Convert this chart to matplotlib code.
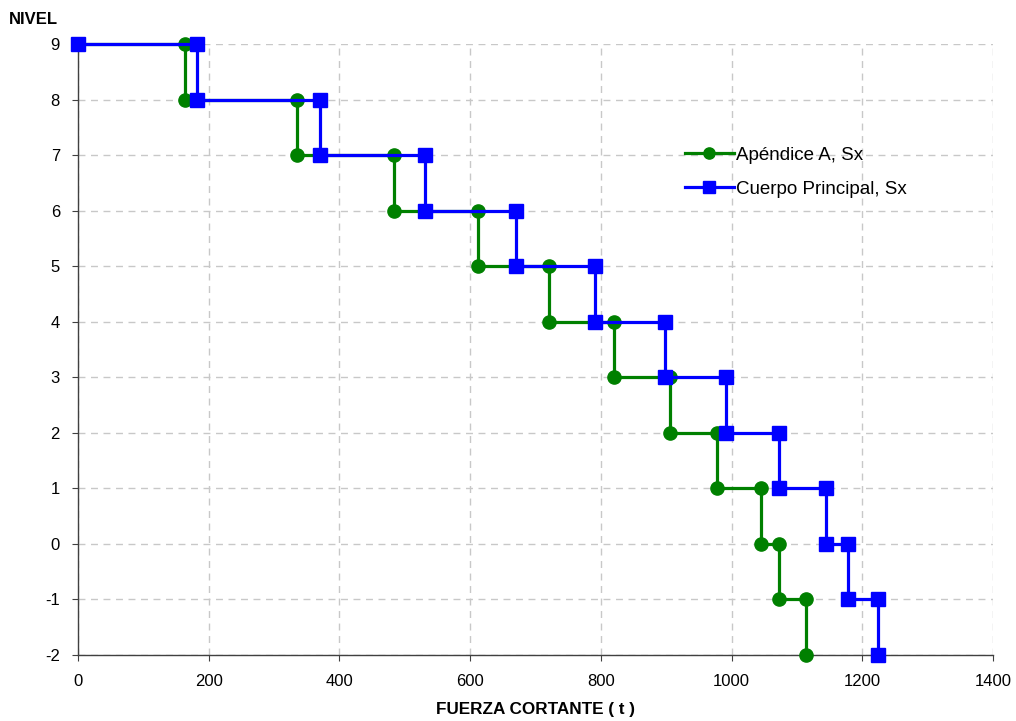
import matplotlib
matplotlib.use("Agg")
import matplotlib.pyplot as plt

plt.rcParams['font.family'] = ['Liberation Sans', 'DejaVu Sans']
plt.rcParams['axes.unicode_minus'] = False

# Data: step polylines (fuerza cortante, nivel)
apendice_x = [0, 164, 164, 335, 335, 483, 483, 612, 612, 721, 721, 820, 820, 906,
              906, 978, 978, 1045, 1045, 1073, 1073, 1114, 1114]
apendice_y = [9, 9, 8, 8, 7, 7, 6, 6, 5, 5, 4, 4, 3, 3,
              2, 2, 1, 1, 0, 0, -1, -1, -2]
cuerpo_x = [0, 182, 182, 370, 370, 531, 531, 670, 670, 791, 791, 898, 898, 991,
            991, 1073, 1073, 1144, 1144, 1178, 1178, 1224, 1224]
cuerpo_y = [9, 9, 8, 8, 7, 7, 6, 6, 5, 5, 4, 4, 3, 3,
            2, 2, 1, 1, 0, 0, -1, -1, -2]
x_ticks = [0, 200, 400, 600, 800, 1000, 1200, 1400]
y_ticks = [9, 8, 7, 6, 5, 4, 3, 2, 1, 0, -1, -2]

fig = plt.figure(figsize=(10.16, 7.21), dpi=100)
ax = fig.add_axes([78/1016, 1-655/721, (993-78)/1016, (655-44)/721])

ax.plot(apendice_x, apendice_y, color='#008000', lw=2.3, marker='o', ms=9.5,
        label='Apéndice A, Sx', zorder=3, clip_on=False)
ax.plot(cuerpo_x, cuerpo_y, color='#0000FF', lw=2.3, marker='s', ms=9.5,
        label='Cuerpo Principal, Sx', zorder=4, clip_on=False)

ax.set_xlim(0, 1400)
ax.set_ylim(-2, 9)
ax.set_xticks(x_ticks)
ax.set_yticks(y_ticks)
ax.grid(True, color='#C8C8C8', linestyle=(0, (5, 4)), lw=1)
ax.set_axisbelow(True)
for s in ['top', 'right']:
    ax.spines[s].set_visible(False)
for s in ['left', 'bottom']:
    ax.spines[s].set_color('#404040')
    ax.spines[s].set_linewidth(1)
ax.tick_params(direction='out', length=4, labelsize=12, colors='#404040',
               labelcolor='black')
ax.tick_params(axis='x', pad=10)
ax.tick_params(axis='y', pad=9)

ax.set_xlabel('FUERZA CORTANTE ( t )', fontsize=12.3, fontweight='bold', labelpad=9)
fig.text(9/1016, 1-20/721, 'NIVEL', fontsize=12, fontweight='bold', va='center', ha='left')

leg = ax.legend(loc='upper left', bbox_to_anchor=((668-78)/915, 1-(130-44)/611),
                frameon=False, fontsize=13.5, handlelength=2.6, labelspacing=0.9,
                handletextpad=0.1, markerscale=0.85)

fig.savefig('out.png', dpi=100)
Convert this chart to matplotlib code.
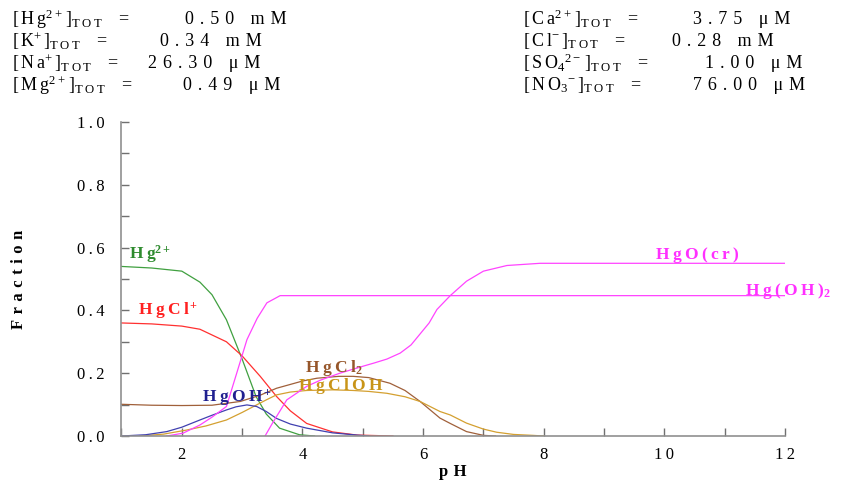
import numpy as np
import matplotlib
matplotlib.use("Agg")
import matplotlib.pyplot as plt
from matplotlib.ticker import MultipleLocator, FuncFormatter

plt.rcParams['font.family'] = ['Liberation Serif', 'DejaVu Serif']
plt.rcParams['mathtext.fontset'] = 'custom'
plt.rcParams['mathtext.rm'] = 'Liberation Serif'
plt.rcParams['mathtext.it'] = 'Liberation Serif:italic'
plt.rcParams['mathtext.bf'] = 'Liberation Serif:bold'

# species fractions
ph_hg = [1.0, 1.5, 2.0, 2.3, 2.5, 2.74, 3.0, 3.23, 3.4, 3.62, 3.95, 4.2]
fr_hg = [0.54, 0.535, 0.525, 0.49, 0.45, 0.37, 0.245, 0.126, 0.07, 0.025, 0.004, 0.0]

ph_hgcl = [1.0, 1.5, 2.0, 2.3, 2.74, 3.0, 3.3, 3.57, 3.8, 4.07, 4.5, 4.9, 5.5]
fr_hgcl = [0.36, 0.357, 0.35, 0.34, 0.30, 0.255, 0.19, 0.126, 0.08, 0.04, 0.013, 0.003, 0.0]

ph_hgcl2 = [1.0, 1.5, 2.0, 2.5, 2.97, 3.3, 3.57, 4.0, 4.24, 4.6, 4.84, 5.1, 5.45,
            5.7, 5.95, 6.28, 6.45, 6.72, 7.0, 7.2]
fr_hgcl2 = [0.101, 0.098, 0.097, 0.098, 0.11, 0.13, 0.152, 0.175, 0.184, 0.19, 0.19,
            0.186, 0.168, 0.145, 0.11, 0.057, 0.04, 0.014, 0.002, 0.0]

ph_hgcloh = [1.3, 1.7, 2.08, 2.4, 2.74, 3.0, 3.19, 3.4, 3.57, 3.8, 4.07, 4.5, 4.84,
             5.1, 5.4, 5.7, 5.95, 6.28, 6.45, 6.72, 7.0, 7.22, 7.5, 7.82, 8.0]
fr_hgcloh = [0.0, 0.006, 0.019, 0.032, 0.051, 0.075, 0.094, 0.115, 0.131, 0.14, 0.145,
             0.147, 0.145, 0.142, 0.136, 0.125, 0.11, 0.078, 0.067, 0.041, 0.022,
             0.012, 0.005, 0.002, 0.0]

ph_hgoh = [1.0, 1.4, 1.75, 2.0, 2.3, 2.5, 2.74, 2.9, 3.08, 3.24, 3.4, 3.57, 3.8,
           4.07, 4.5, 4.9, 5.1]
fr_hgoh = [0.0, 0.004, 0.014, 0.028, 0.051, 0.066, 0.083, 0.093, 0.099, 0.094, 0.078,
           0.056, 0.038, 0.025, 0.01, 0.003, 0.0]

ph_hgoh2 = [1.75, 2.02, 2.3, 2.5, 2.74, 2.91, 3.08, 3.25, 3.41, 3.63, 12.0]
fr_hgoh2 = [0.0, 0.009, 0.035, 0.06, 0.094, 0.2, 0.307, 0.375, 0.424, 0.447, 0.447]

ph_hgo = [3.38, 3.5, 3.74, 4.07, 4.3, 4.62, 5.0, 5.18, 5.4, 5.62, 5.8, 5.95, 6.1,
          6.23, 6.45, 6.72, 7.0, 7.39, 7.94, 12.0]
fr_hgo = [0.0, 0.04, 0.115, 0.158, 0.178, 0.2, 0.222, 0.232, 0.245, 0.264, 0.29,
          0.325, 0.36, 0.403, 0.447, 0.493, 0.525, 0.543, 0.55, 0.55]

TOT = r'_{\mathrm{T\;O\;T}}\;\;\;\;='
left_conc = [(r'$[\,\mathrm{H\;g}^{2+}\,]' + TOT + '$', '0.50 mM', 185),
             (r'$[\,\mathrm{K}^{+}\,]' + TOT + '$', '0.34 mM', 160),
             (r'$[\,\mathrm{N\;a}^{+}\,]' + TOT + '$', '26.30 μM', 148),
             (r'$[\,\mathrm{M\;g}^{2+}\,]' + TOT + '$', '0.49 μM', 183)]
right_conc = [(r'$[\,\mathrm{C\;a}^{2+}\,]' + TOT + '$', '3.75 μM', 693),
              (r'$[\,\mathrm{C\;l}^{-}\,]' + TOT + '$', '0.28 mM', 672),
              (r'$[\,\mathrm{S\;O}_{4}{}^{2-}\,]' + TOT + '$', '1.00 μM', 705),
              (r'$[\,\mathrm{N\;O}_{3}{}^{-}\,]' + TOT + '$', '76.00 μM', 693)]


def spaced(s, sp='\u2004'):
    return sp.join(s)


W, H = 854, 484
fig = plt.figure(figsize=(W / 100, H / 100), dpi=100)
ax = fig.add_axes([121.5 / W, 1 - 436 / H, (785 - 121.5) / W, (436 - 122) / H])

lw = 0.9
ax.plot(ph_hg, fr_hg, color='#40a040', lw=lw)
ax.plot(ph_hgcl, fr_hgcl, color='#ff3030', lw=lw)
ax.plot(ph_hgcl2, fr_hgcl2, color='#a0603a', lw=lw)
ax.plot(ph_hgcloh, fr_hgcloh, color='#d4a030', lw=lw)
ax.plot(ph_hgoh, fr_hgoh, color='#4040b0', lw=lw)
ax.plot(ph_hgoh2, fr_hgoh2, color='#ff44ff', lw=lw)
ax.plot(ph_hgo, fr_hgo, color='#ff44ff', lw=lw)

lab = dict(fontsize=12.5)
ax.text(1.13, 0.565, r'$\mathbf{H\;g}^{\mathbf{2+}}$', color='#2e8b2e', **lab)
ax.text(1.27, 0.385, r'$\mathbf{H\;g\;C\;l}^{\,\mathbf{+}}$', color='#ff2020', **lab)
ax.text(4.05, 0.203, r'$\mathbf{H\;g\;C\;l}_{\mathbf{2}}$', color='#96562a', **lab)
ax.text(3.93, 0.145, r'$\mathbf{H\;g\;C\;l\;O\;H}$', color='#c89418', **lab)
ax.text(2.33, 0.108, r'$\mathbf{H\;g\;O\;H}^{\,\mathbf{+}}$', color='#202090', **lab)
ax.text(9.85, 0.565, r'$\mathbf{H\;g\;O\;(\;c\;r\;)}$', color='#ff30ff', **lab)
ax.text(11.34, 0.45, r'$\mathbf{H\;g\;(\;O\;H\;)}_{\mathbf{2}}$', color='#ff30ff', **lab)

ax.set_xlim(1, 12)
ax.set_ylim(0, 1.0)
ax.xaxis.set_major_locator(MultipleLocator(2))
ax.xaxis.set_minor_locator(MultipleLocator(1))
ax.yaxis.set_major_locator(MultipleLocator(0.2))
ax.yaxis.set_minor_locator(MultipleLocator(0.1))
ax.xaxis.set_major_formatter(FuncFormatter(lambda v, p: spaced('%d' % v, '\u2009')))
ax.yaxis.set_major_formatter(FuncFormatter(lambda v, p: spaced('%.1f' % v, '\u2009')))
ax.tick_params(which='both', direction='in', colors='#707070', labelcolor='black',
               labelsize=12, width=1, length=6)
ax.tick_params(axis='y', pad=12)
ax.tick_params(axis='x', pad=8)
for s in ['top', 'right']:
    ax.spines[s].set_visible(False)
for s in ['left', 'bottom']:
    ax.spines[s].set_color('#909090')
    ax.spines[s].set_linewidth(1.2)

ax.set_xlabel(spaced('pH'), fontsize=12, fontweight='bold', labelpad=1)
ax.set_ylabel(spaced('Fraction'), fontsize=12, fontweight='bold', labelpad=36)

for i, (lbl, val, vx) in enumerate(left_conc):
    y = 1 - (19 + 22 * i) / H
    fig.text(12 / W, y, lbl, fontsize=13, va='center')
    fig.text(vx / W, y, spaced(val), fontsize=13, va='center')
for i, (lbl, val, vx) in enumerate(right_conc):
    y = 1 - (19 + 22 * i) / H
    fig.text(523 / W, y, lbl, fontsize=13, va='center')
    fig.text(vx / W, y, spaced(val), fontsize=13, va='center')

fig.savefig('out.png', dpi=100)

________________________________________

## [Description of the task]
Repeat the lines exactly as they stand, from the opening line of the data through the line with "ax.tick_params(axis='y', pad=9)". Pictures stay out of the copy.

## [The reply]
Convert this chart to matplotlib code.
import matplotlib
matplotlib.use("Agg")
import matplotlib.pyplot as plt

plt.rcParams['font.family'] = ['Liberation Sans', 'DejaVu Sans']
plt.rcParams['axes.unicode_minus'] = False

# Data: step polylines (fuerza cortante, nivel)
apendice_x = [0, 164, 164, 335, 335, 483, 483, 612, 612, 721, 721, 820, 820, 906,
              906, 978, 978, 1045, 1045, 1073, 1073, 1114, 1114]
apendice_y = [9, 9, 8, 8, 7, 7, 6, 6, 5, 5, 4, 4, 3, 3,
              2, 2, 1, 1, 0, 0, -1, -1, -2]
cuerpo_x = [0, 182, 182, 370, 370, 531, 531, 670, 670, 791, 791, 898, 898, 991,
            991, 1073, 1073, 1144, 1144, 1178, 1178, 1224, 1224]
cuerpo_y = [9, 9, 8, 8, 7, 7, 6, 6, 5, 5, 4, 4, 3, 3,
            2, 2, 1, 1, 0, 0, -1, -1, -2]
x_ticks = [0, 200, 400, 600, 800, 1000, 1200, 1400]
y_ticks = [9, 8, 7, 6, 5, 4, 3, 2, 1, 0, -1, -2]

fig = plt.figure(figsize=(10.16, 7.21), dpi=100)
ax = fig.add_axes([78/1016, 1-655/721, (993-78)/1016, (655-44)/721])

ax.plot(apendice_x, apendice_y, color='#008000', lw=2.3, marker='o', ms=9.5,
        label='Apéndice A, Sx', zorder=3, clip_on=False)
ax.plot(cuerpo_x, cuerpo_y, color='#0000FF', lw=2.3, marker='s', ms=9.5,
        label='Cuerpo Principal, Sx', zorder=4, clip_on=False)

ax.set_xlim(0, 1400)
ax.set_ylim(-2, 9)
ax.set_xticks(x_ticks)
ax.set_yticks(y_ticks)
ax.grid(True, color='#C8C8C8', linestyle=(0, (5, 4)), lw=1)
ax.set_axisbelow(True)
for s in ['top', 'right']:
    ax.spines[s].set_visible(False)
for s in ['left', 'bottom']:
    ax.spines[s].set_color('#404040')
    ax.spines[s].set_linewidth(1)
ax.tick_params(direction='out', length=4, labelsize=12, colors='#404040',
               labelcolor='black')
ax.tick_params(axis='x', pad=10)
ax.tick_params(axis='y', pad=9)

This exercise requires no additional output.